▸ **What the exercise asks**
Only the lines from the start of the data through the line with "zone_y = [11.8, 11.8, 11.5]" belong in the copy. Restate them word for word, minus the pictures.

▸ **Given data**
_ _ _ _ _
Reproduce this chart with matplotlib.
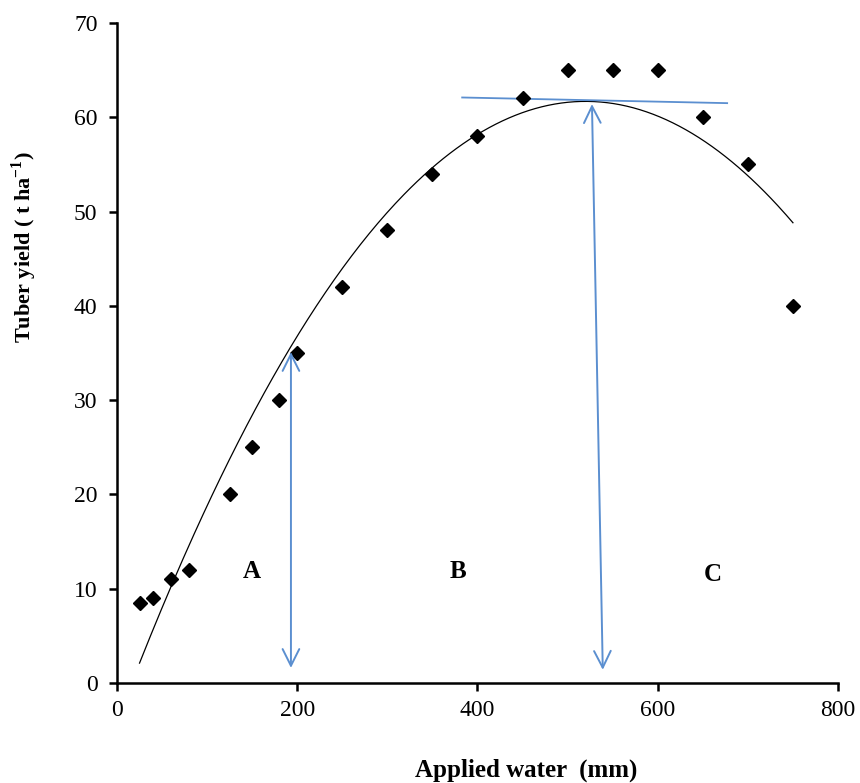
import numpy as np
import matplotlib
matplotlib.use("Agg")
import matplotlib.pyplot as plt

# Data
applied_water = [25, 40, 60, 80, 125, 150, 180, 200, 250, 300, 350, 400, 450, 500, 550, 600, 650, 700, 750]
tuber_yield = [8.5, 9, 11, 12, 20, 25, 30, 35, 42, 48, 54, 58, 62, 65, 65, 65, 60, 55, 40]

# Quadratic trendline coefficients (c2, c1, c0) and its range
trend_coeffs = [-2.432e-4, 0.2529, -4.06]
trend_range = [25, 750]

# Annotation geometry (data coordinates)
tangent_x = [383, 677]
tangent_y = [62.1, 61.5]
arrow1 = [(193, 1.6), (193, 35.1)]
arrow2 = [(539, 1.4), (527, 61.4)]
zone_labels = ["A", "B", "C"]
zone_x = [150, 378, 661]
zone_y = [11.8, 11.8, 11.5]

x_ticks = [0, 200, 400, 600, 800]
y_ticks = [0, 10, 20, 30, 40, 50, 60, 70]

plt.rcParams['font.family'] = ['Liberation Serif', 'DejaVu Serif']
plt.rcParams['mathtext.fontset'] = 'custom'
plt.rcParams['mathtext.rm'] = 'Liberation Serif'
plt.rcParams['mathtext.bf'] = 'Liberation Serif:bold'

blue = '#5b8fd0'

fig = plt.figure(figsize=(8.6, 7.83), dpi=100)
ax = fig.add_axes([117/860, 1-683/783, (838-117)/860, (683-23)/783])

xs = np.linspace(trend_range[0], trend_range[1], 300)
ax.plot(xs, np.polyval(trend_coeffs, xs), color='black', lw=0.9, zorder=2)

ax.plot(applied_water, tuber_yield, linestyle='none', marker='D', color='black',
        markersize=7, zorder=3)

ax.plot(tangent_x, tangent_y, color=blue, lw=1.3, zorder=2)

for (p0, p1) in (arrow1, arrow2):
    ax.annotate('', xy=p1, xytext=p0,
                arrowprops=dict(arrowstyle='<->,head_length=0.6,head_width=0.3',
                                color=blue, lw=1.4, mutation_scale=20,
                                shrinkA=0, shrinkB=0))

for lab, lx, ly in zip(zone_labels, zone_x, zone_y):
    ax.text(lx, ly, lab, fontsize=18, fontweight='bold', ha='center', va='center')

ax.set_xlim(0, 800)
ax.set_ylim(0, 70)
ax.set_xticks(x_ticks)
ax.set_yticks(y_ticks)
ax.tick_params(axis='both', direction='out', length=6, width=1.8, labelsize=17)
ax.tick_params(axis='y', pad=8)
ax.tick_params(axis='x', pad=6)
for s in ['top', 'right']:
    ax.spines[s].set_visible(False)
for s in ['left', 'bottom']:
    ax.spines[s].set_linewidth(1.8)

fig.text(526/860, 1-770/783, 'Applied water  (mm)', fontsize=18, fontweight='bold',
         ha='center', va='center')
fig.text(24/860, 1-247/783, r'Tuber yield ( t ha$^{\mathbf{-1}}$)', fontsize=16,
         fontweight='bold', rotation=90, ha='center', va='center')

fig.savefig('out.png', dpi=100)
_ _ _ _ _
▸ **Exercise output**
Reproduce this chart with matplotlib.
import numpy as np
import matplotlib
matplotlib.use("Agg")
import matplotlib.pyplot as plt

# Data
applied_water = [25, 40, 60, 80, 125, 150, 180, 200, 250, 300, 350, 400, 450, 500, 550, 600, 650, 700, 750]
tuber_yield = [8.5, 9, 11, 12, 20, 25, 30, 35, 42, 48, 54, 58, 62, 65, 65, 65, 60, 55, 40]

# Quadratic trendline coefficients (c2, c1, c0) and its range
trend_coeffs = [-2.432e-4, 0.2529, -4.06]
trend_range = [25, 750]

# Annotation geometry (data coordinates)
tangent_x = [383, 677]
tangent_y = [62.1, 61.5]
arrow1 = [(193, 1.6), (193, 35.1)]
arrow2 = [(539, 1.4), (527, 61.4)]
zone_labels = ["A", "B", "C"]
zone_x = [150, 378, 661]
zone_y = [11.8, 11.8, 11.5]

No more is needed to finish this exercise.